• Ann Am Thorac Soc · Jan 2014

    Review

    Lung microbiome for clinicians. New discoveries about bugs in healthy and diseased lungs.

    • Leopoldo N Segal, William N Rom, and Michael D Weiden.
    • Division of Pulmonary, Critical Care, and Sleep Medicine, Department of Medicine, NYU Human Microbiome Program, New York University School of Medicine, New York, New York.
    • Ann Am Thorac Soc. 2014 Jan 1;11(1):108-16.

    AbstractMicrobes are readily cultured from epithelial surfaces of the skin, mouth, and colon. In the last 10 years, culture-independent DNA-based techniques demonstrated that much more complex microbial communities reside on most epithelial surfaces; this includes the lower airways, where bacterial culture had failed to reliably demonstrate resident bacteria. Exposure to a diverse bacterial environment is important for adequate immunological development. The most common microbes found in the lower airways are also found in the upper airways. Increasing abundance of oral characteristic taxa is associated with increased inflammatory cells and exhaled nitric oxide, suggesting that the airway microbiome induces an immunological response in the lung.
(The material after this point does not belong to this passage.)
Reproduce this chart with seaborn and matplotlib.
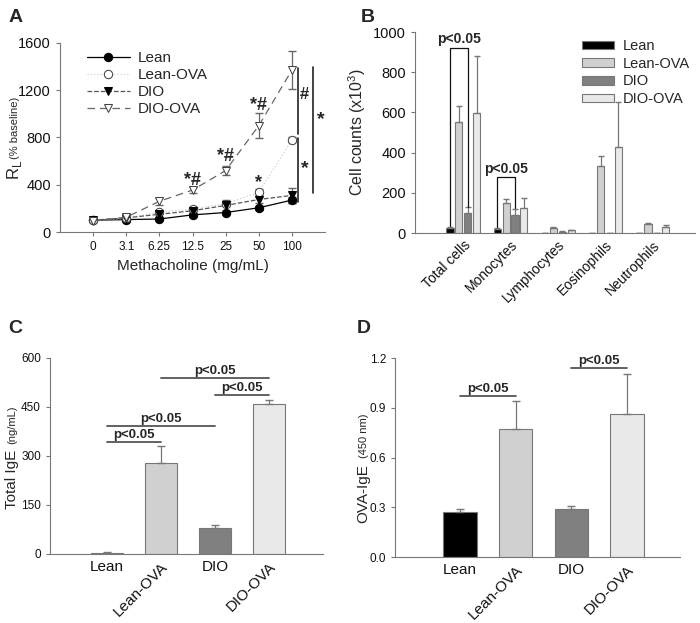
import numpy as np
import pandas as pd
import seaborn as sns
import matplotlib.pyplot as plt

# データ
groups = ['Lean', 'Lean-OVA', 'DIO', 'DIO-OVA']
doses = ['0', '3.1', '6.25', '12.5', '25', '50', '100']
rl_lean = [100, 105, 110, 145, 165, 205, 270]
rl_lean_ova = [100, 115, 170, 195, 240, 335, 780]
rl_dio = [100, 120, 150, 180, 225, 275, 310]
rl_dio_ova = [95, 125, 260, 355, 520, 900, 1370]
rl_lean_err = [5, 5, 10, 15, 15, 15, 25]
rl_lean_ova_err = [5, 8, 15, 20, 20, 25, 20]
rl_dio_err = [5, 10, 20, 35, 45, 30, 65]
rl_dio_ova_err = [5, 10, 30, 25, 40, 105, 160]

cells = ['Total cells', 'Monocytes', 'Lymphocytes', 'Eosinophils', 'Neutrophils']
cc_lean = [25, 22, 2, 0, 0]
cc_lean_ova = [550, 148, 25, 335, 43]
cc_dio = [100, 92, 6, 0, 2]
cc_dio_ova = [595, 122, 13, 430, 32]
cc_lean_err = [5, 5, 0, 0, 0]
cc_lean_ova_err = [80, 20, 3, 48, 5]
cc_dio_err = [30, 28, 2, 0, 0]
cc_dio_ova_err = [285, 50, 4, 220, 10]

total_ige = [3, 277, 78, 458]
total_ige_err = [2, 55, 12, 13]
ova_ige = [0.27, 0.77, 0.29, 0.865]
ova_ige_err = [0.02, 0.17, 0.02, 0.24]

bar_colors = ['#000000', '#d0d0d0', '#808080', '#e9e9e9']

sns.set_style('ticks')
plt.rcParams['font.family'] = ['Liberation Sans', 'DejaVu Sans']

fig = plt.figure(figsize=(7, 6.23), dpi=100)
axA = fig.add_axes([0.0857, 0.6276, 0.3786, 0.3034])
axB = fig.add_axes([0.5929, 0.626, 0.4, 0.3226])
axC = fig.add_axes([0.0714, 0.1108, 0.39, 0.3146])
axD = fig.add_axes([0.5643, 0.1059, 0.407, 0.3194])

spine_col = '#777777'
for ax in [axA, axB, axC, axD]:
    sns.despine(ax=ax)
    for s in ['left', 'bottom']:
        ax.spines[s].set_color(spine_col)
    ax.tick_params(colors=spine_col, labelcolor='#111111', length=3)

# ---- A: 気道抵抗 ----
pos = np.arange(len(doses))
styles = [
    (rl_lean, rl_lean_err, dict(color='#000000', linestyle='-', marker='o', markerfacecolor='#000000', markeredgecolor='#000000')),
    (rl_lean_ova, rl_lean_ova_err, dict(color='#cfcfcf', linestyle=':', marker='o', markerfacecolor='white', markeredgecolor='#444444')),
    (rl_dio, rl_dio_err, dict(color='#555555', linestyle='--', marker='v', markerfacecolor='#000000', markeredgecolor='#000000')),
    (rl_dio_ova, rl_dio_ova_err, dict(color='#666666', linestyle=(0, (6, 4)), marker='v', markerfacecolor='white', markeredgecolor='#444444')),
]
for g, (vals, errs, st) in zip(groups, styles):
    axA.errorbar(pos, vals, yerr=errs, fmt='none', ecolor='#666666', elinewidth=0.9, capsize=3, zorder=2)
    sns.lineplot(x=pos, y=vals, ax=axA, linewidth=0.9, markersize=6, zorder=3, label=g, **st)
axA.legend(loc='upper left', bbox_to_anchor=(0.05, 1.03), frameon=False, fontsize=11,
           handlelength=2.8, labelspacing=0.2, handletextpad=0.5)
axA.set_xlim(-1, 7)
axA.set_ylim(0, 1600)
axA.set_yticks([0, 400, 800, 1200, 1600])
axA.set_xticks(pos)
axA.set_xticklabels(doses, fontsize=8.5)
axA.tick_params(axis='y', labelsize=10.5)
axA.set_xlabel('Methacholine (mg/mL)', fontsize=11)
axA.set_ylabel('')
axA.text(-0.17, 0.33, 'R$_\\mathregular{L}$', fontsize=12, rotation=90, transform=axA.transAxes, ha='center', va='center')
axA.text(-0.17, 0.55, '(% baseline)', fontsize=8, rotation=90, transform=axA.transAxes, ha='center', va='center')
for x, y, t in [(3, 440, '*#'), (4, 640, '*#'), (5, 1070, '*#'), (5, 415, '*')]:
    axA.text(x, y, t, fontsize=13, fontweight='bold', ha='center', va='center')
axA.plot([6.18, 6.18], [1390, 830], color='#222222', lw=1.2, clip_on=False)
axA.plot([6.18, 6.18], [796, 255], color='#222222', lw=1.2, clip_on=False)
axA.plot([6.64, 6.64], [1400, 330], color='#222222', lw=1.2, clip_on=False)
axA.text(6.38, 1160, '#', fontsize=12, fontweight='bold', ha='center', va='center', clip_on=False)
axA.text(6.38, 540, '*', fontsize=14, fontweight='bold', ha='center', va='center', clip_on=False)
axA.text(6.88, 950, '*', fontsize=14, fontweight='bold', ha='center', va='center', clip_on=False)

# ---- B: 細胞数 ----
df_b = pd.DataFrame({
    'cell': cells * 4,
    'group': np.repeat(groups, len(cells)),
    'value': cc_lean + cc_lean_ova + cc_dio + cc_dio_ova,
})
errs_b = [cc_lean_err, cc_lean_ova_err, cc_dio_err, cc_dio_ova_err]
sns.barplot(data=df_b, x='cell', y='value', hue='group', palette=bar_colors, width=0.75, gap=0.2,
            edgecolor='#777777', linewidth=0.8, errorbar=None, ax=axB)
centers = []
for cont, vals_err, vals in zip(axB.containers, errs_b, [cc_lean, cc_lean_ova, cc_dio, cc_dio_ova]):
    xs = [p.get_x() + p.get_width() / 2 for p in cont.patches]
    centers.append(xs)
    e = np.array(vals_err)
    axB.errorbar(xs, vals, yerr=[np.zeros_like(e), e], fmt='none', ecolor='#777777', elinewidth=0.9,
                 capsize=2.5, zorder=1)
axB.legend(loc='upper right', bbox_to_anchor=(1.03, 1.03), frameon=False, fontsize=10.5,
           handlelength=2.2, handleheight=0.55, labelspacing=0.25, handletextpad=0.6)
axB.set_xlim(-1.02, 4.9)
axB.set_ylim(0, 1000)
axB.set_xlabel('')
axB.set_ylabel('Cell counts (x10$^\\mathregular{3}$)', fontsize=11.5)
axB.tick_params(axis='y', labelsize=10.5)
axB.tick_params(axis='x', length=0)
plt.setp(axB.get_xticklabels(), rotation=45, ha='right', rotation_mode='anchor', fontsize=10)
for i, (y0, ytop, y1, ytxt) in enumerate([(35, 920, 130, 965), (30, 279, 125, 318)]):
    xa, xb = centers[0][i], centers[2][i]
    axB.plot([xa, xa, xb, xb], [y0, ytop, ytop, y1], color='#111111', lw=0.9)
    axB.text((xa + xb) / 2, ytxt, 'p<0.05', fontsize=10, fontweight='bold', ha='center', va='center')


# ---- C, D: IgE ----
def ige_panel(ax, vals, errs, ylim, yticks, sig, ytxt_off, fmt):
    df = pd.DataFrame({'group': groups, 'value': vals})
    sns.barplot(data=df, x='group', y='value', hue='group', palette=bar_colors, width=0.6,
                edgecolor='#777777', linewidth=0.8, errorbar=None, legend=False, ax=ax)
    xs = [p.get_x() + p.get_width() / 2 for p in ax.patches]
    e = np.array(errs)
    ax.errorbar(xs, vals, yerr=[np.zeros_like(e), e], fmt='none', ecolor='#777777', elinewidth=0.9,
                capsize=3, zorder=1)
    ax.set_ylim(*ylim)
    ax.set_yticks(yticks)
    ax.set_yticklabels([fmt.format(t) for t in yticks], fontsize=8.5)
    ax.set_xlabel('')
    ax.set_ylabel('')
    ax.tick_params(axis='x', length=0, pad=4)
    for lab in ax.get_xticklabels():
        lab.set_fontsize(11)
        if 'OVA' in lab.get_text():
            lab.set_rotation(45)
            lab.set_ha('right')
            lab.set_rotation_mode('anchor')
    for a, b, y in sig:
        ax.plot([a, b], [y, y], color='#555555', lw=1.3)
        ax.text((a + b) / 2, y + ytxt_off, 'p<0.05', fontsize=9.5, fontweight='bold', ha='center', va='bottom')
    return xs


ige_panel(axC, total_ige, total_ige_err, (0, 600), [0, 150, 300, 450, 600],
          [(0, 1, 343), (0, 2, 392), (1, 3, 539), (2, 3, 487)], 4, '{:.0f}')
axC.set_xlim(-1.05, 4.0)
axC.text(-0.14, 0.38, 'Total IgE', fontsize=11, rotation=90, transform=axC.transAxes, ha='center', va='center')
axC.text(-0.14, 0.66, '(ng/mL)', fontsize=8, rotation=90, transform=axC.transAxes, ha='center', va='center')

ige_panel(axD, ova_ige, ova_ige_err, (0, 1.2), [0, 0.3, 0.6, 0.9, 1.2],
          [(0, 1, 0.97), (2, 3, 1.14)], 0.008, '{:.1f}')
axD.set_xlim(-1.17, 3.95)
axD.text(-0.11, 0.32, 'OVA-IgE', fontsize=11, rotation=90, transform=axD.transAxes, ha='center', va='center')
axD.text(-0.11, 0.61, '(450 nm)', fontsize=8, rotation=90, transform=axD.transAxes, ha='center', va='center')

# パネル記号
for x, y, t in [(0.012, 0.985, 'A'), (0.516, 0.985, 'B'), (0.012, 0.486, 'C'), (0.51, 0.486, 'D')]:
    fig.text(x, y, t, fontsize=14, fontweight='bold', ha='left', va='top')

fig.savefig('out.png', dpi=100)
Furthermore, rhinovirus infection leads to outgrowth of Haemophilus in patients with chronic obstructive pulmonary disease, and human immunodeficiency virus-infected subjects have more Tropheryma whipplei in the lower airway, suggesting a bidirectional interaction in which the host immune defenses also influence the microbial niche. Quantitative and/or qualitative changes in the lung microbiome may be relevant for disease progression and exacerbations in a number of pulmonary diseases. Future investigations with longitudinal follow-up to understand the dynamics of the lung microbiome may lead to the development of new therapeutic targets.